Sounds unlikely? Writing in Econsultancy, Craig Le Grice describes a "Facebook mortgage." When John wants a mortgage, he gives the bank the details of his various social media feeds - and the bank uses those to see that he stays in and watches TV, cooks his own food and doesn't go to the pub too often.
If on the other hand he'd been tweeting about regular pub sessions and running out of cash, he'd be stuffed. "Imagine making a mutual promise with the bank that the mortgage you wanted would be in reach if you saved X per month, did Y on a regular basis (validated by location based check-ins) and ticked off list Z (using a dedicated app, for example)."
Putting credit in your tweets
Imagine the bank surveilling you and demanding you check in like that.
It's already happening, albeit not with banks just yet. According to research firm Timetric, insurance firms are using Facebook profiles to assess customers and to check if claims are genuine.

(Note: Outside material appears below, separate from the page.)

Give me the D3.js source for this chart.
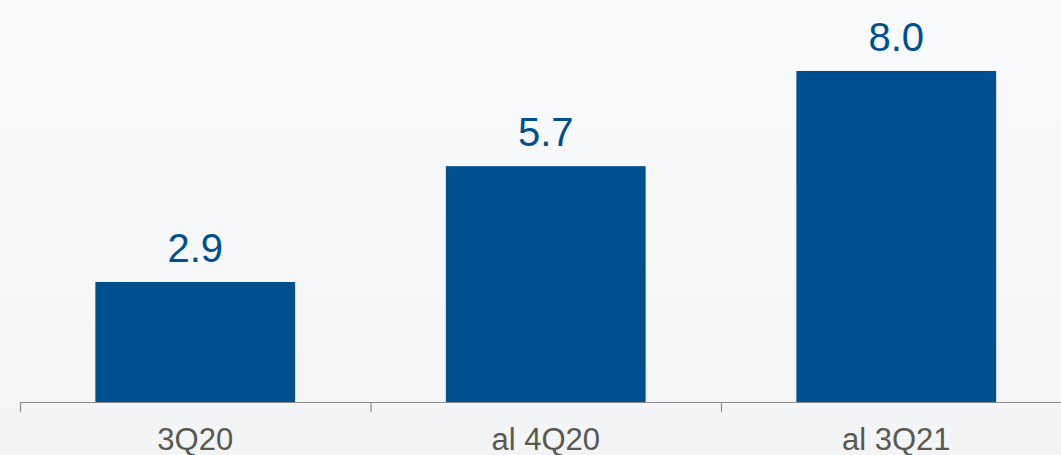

They're also using social media to assess potential customers: as The Fraud Report says, "for example, if you 'like' skydiving or bungee jumping it could suggest you're a risk-taker. Or using Foursquare to let people know you're at a bar or nightclub suggests that you drink. It's not even all about what you post either; sometimes it's what others post about you."
Even apparently innocuous information can be surprisingly revealing.
According to research published in the journal PNAS, analysing nothing more than people's Facebook Likes - information that's public by default - produces "surprisingly accurate estimates of Facebook users' race, age, IQ, sexuality, personality, substance use and political views".
The researchers believe that their methods apply not just to Facebook, but to "a wider range of online behaviours".
This stuff is only really possible because everything's being stored, and there's no real reason why it should be: do we really need Facebook updates to last forever, or tweets to hang around for eternity?
Living in the now
Imagine if the web's default setting wasn't to remember, but to forget. Your drunken posts wouldn't outlive your liver, the daft stuff you said wouldn't follow you around forever and your social media profiles couldn't be scanned by strangers.
Teens do, but that's because they're not playing the same game as the rest of us. As we predicted years ago, the generation now coming of age, the generation that's never known a world without social media, is either avoiding the data hoarders altogether or making sure the data they provide can't come back to bite them.
Their photos are self-destructing Snapchats, their Facebook profiles are overwhelmingly set to friends-only, and according to the Pew American Life & Internet project nearly six out of ten teens rely on inside jokes or "cloak their messages in some way" to ensure that only a very small number of people know what they're talking about.
Perhaps the rest of us should follow suit.